Give priority to your family when you organize your schedule.

The temptation is to give your family the leftovers of your day, your calendar and your energy. My suggestion is that before you plan out large chunks of time on your ministry calendar that you first give priority to the family. One of the few benefits of being a church planter is the schedule. Guys with “regular jobs” are forced to make their family organize around their work. As a church planting pastor the only deadline you are forced to meet are the ones that you impose on yourself. So please, give priority to your family.

Shepherd your family (one-on-one time with each member).
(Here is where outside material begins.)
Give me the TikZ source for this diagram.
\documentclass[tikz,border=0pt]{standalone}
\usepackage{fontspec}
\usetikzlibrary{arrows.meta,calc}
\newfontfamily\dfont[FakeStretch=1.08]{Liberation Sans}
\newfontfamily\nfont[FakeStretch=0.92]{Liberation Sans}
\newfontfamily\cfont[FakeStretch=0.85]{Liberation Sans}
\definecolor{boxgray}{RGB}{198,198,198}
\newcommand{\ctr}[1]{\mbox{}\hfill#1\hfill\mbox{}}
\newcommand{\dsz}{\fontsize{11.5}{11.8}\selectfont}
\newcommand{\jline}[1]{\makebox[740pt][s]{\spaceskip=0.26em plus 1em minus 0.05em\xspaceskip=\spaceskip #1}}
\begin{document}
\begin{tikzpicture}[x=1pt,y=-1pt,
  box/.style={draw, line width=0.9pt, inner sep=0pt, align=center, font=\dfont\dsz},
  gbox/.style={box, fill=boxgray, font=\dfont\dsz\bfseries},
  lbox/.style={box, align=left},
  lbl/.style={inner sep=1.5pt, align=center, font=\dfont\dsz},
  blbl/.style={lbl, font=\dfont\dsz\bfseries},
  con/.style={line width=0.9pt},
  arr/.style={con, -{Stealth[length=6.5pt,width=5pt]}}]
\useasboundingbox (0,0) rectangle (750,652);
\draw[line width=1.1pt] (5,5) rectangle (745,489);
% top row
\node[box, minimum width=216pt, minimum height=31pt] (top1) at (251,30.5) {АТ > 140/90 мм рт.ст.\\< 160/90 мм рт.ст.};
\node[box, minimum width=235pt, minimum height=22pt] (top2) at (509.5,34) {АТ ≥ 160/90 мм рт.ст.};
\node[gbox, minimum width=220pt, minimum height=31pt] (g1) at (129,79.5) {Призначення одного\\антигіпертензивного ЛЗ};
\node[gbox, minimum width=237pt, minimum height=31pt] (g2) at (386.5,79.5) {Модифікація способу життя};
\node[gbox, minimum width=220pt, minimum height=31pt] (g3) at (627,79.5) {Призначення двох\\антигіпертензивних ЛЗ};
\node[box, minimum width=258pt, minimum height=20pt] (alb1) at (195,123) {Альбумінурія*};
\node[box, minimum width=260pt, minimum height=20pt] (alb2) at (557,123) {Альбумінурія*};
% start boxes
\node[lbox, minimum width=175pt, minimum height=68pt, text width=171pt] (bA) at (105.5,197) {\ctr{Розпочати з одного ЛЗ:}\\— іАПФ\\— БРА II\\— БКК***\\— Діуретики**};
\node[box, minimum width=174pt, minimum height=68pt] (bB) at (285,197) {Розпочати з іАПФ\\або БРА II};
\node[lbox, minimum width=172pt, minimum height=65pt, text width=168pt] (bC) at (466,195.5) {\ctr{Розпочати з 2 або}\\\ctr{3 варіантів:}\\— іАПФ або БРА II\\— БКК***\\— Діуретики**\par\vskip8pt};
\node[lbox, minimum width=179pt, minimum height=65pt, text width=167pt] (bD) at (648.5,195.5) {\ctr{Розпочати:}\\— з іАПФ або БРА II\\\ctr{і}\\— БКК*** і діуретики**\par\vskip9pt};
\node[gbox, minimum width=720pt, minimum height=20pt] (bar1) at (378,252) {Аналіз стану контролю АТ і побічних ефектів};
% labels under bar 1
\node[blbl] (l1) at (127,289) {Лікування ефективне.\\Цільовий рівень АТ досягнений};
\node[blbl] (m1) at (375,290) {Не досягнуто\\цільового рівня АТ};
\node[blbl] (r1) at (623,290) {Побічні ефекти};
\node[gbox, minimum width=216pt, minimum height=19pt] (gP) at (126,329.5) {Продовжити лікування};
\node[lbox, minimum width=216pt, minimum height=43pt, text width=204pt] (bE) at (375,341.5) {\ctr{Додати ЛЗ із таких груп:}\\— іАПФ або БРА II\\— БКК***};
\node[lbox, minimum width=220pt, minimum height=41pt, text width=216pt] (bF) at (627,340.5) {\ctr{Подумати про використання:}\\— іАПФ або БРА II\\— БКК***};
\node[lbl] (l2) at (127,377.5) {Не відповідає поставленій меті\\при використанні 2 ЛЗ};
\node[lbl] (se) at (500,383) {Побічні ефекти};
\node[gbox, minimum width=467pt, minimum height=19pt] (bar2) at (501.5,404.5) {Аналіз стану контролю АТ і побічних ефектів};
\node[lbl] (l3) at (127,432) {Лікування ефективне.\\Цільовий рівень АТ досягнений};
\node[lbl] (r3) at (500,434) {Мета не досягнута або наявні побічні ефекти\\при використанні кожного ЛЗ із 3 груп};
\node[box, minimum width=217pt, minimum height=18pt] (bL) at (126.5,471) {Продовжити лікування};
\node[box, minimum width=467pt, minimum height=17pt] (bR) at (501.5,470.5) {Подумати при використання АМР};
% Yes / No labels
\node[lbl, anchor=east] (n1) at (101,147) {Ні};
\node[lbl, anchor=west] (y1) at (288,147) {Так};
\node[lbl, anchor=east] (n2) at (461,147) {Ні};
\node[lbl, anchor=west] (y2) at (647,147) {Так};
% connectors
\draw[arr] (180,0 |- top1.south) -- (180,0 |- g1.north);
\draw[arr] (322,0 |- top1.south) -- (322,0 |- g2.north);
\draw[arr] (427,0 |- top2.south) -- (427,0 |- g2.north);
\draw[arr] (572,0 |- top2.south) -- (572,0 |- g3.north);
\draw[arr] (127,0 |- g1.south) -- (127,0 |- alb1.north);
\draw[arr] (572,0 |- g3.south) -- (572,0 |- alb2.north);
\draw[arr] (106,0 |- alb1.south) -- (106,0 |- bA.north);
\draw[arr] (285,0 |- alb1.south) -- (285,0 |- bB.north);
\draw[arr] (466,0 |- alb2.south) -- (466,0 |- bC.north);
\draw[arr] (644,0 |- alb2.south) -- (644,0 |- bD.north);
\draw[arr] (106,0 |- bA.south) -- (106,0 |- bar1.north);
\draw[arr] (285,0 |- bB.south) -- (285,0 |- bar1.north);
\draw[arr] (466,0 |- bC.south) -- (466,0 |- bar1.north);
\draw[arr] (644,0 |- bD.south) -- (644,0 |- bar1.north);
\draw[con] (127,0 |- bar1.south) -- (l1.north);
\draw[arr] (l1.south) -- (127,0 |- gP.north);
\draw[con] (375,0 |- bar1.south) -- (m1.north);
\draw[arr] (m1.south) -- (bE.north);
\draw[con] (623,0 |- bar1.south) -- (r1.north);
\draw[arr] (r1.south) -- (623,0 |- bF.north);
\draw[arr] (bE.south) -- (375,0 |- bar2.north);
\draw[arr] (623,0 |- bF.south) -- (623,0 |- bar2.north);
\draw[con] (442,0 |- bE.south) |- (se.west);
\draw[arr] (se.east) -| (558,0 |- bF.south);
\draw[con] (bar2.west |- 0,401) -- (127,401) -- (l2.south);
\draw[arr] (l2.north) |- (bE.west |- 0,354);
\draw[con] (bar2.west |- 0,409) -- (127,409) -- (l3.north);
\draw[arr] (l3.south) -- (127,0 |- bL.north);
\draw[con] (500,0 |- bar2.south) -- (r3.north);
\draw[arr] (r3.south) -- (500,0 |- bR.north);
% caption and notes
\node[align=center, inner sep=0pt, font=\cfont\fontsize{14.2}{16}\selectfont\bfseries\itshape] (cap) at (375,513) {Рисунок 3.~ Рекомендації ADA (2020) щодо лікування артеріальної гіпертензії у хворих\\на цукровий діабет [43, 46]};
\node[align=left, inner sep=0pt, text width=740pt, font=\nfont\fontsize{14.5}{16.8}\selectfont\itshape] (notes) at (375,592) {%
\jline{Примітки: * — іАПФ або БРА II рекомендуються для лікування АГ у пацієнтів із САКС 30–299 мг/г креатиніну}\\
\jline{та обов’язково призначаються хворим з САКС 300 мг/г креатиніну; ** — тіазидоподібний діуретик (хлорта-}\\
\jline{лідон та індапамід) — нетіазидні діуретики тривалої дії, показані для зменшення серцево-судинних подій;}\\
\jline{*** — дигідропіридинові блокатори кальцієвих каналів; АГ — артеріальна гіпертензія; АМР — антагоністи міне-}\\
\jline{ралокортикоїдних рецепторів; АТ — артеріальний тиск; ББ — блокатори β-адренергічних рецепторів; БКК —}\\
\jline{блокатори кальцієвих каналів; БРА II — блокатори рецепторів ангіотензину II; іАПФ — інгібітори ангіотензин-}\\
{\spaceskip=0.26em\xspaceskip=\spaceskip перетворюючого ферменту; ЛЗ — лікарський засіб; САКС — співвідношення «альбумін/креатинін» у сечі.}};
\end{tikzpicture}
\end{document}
As a pastor your family will watch you walk out of the front door to attend countless meetings… you will meet with people constantly. If you are never meeting with your kids and wife they are likely to assume that they are less significant. I have 4 kids and  getting face time with each of them is a big task… but a very important one.

Avoid doing for church members what you are unwilling to do for family members.

You’ve probably heard of the contractor whose house looks like THIS or the chef who feeds his family THIS for dinner. Don’t be that guy. Probably the biggest challenge that pastors face regarding family is the tendancy to ignore the spiritual health of those in your home. You must be a pastor to your family. Pray with them and for them, encourage them, preach to them, teach them, watch over their souls. Remember that the gospel isn’t about behavior modification… it’s about issues of the heart.

Exploit the benefits of ministry for the joy of your family.

If you are a vocational pastor or planter there are some benefits you should let your family cash in on.  For example, you have a flexible schedule so be spontaneous, have lunch with your kids at school… Last Sunday we had an Ice cream party at church, guess who got the leftovers?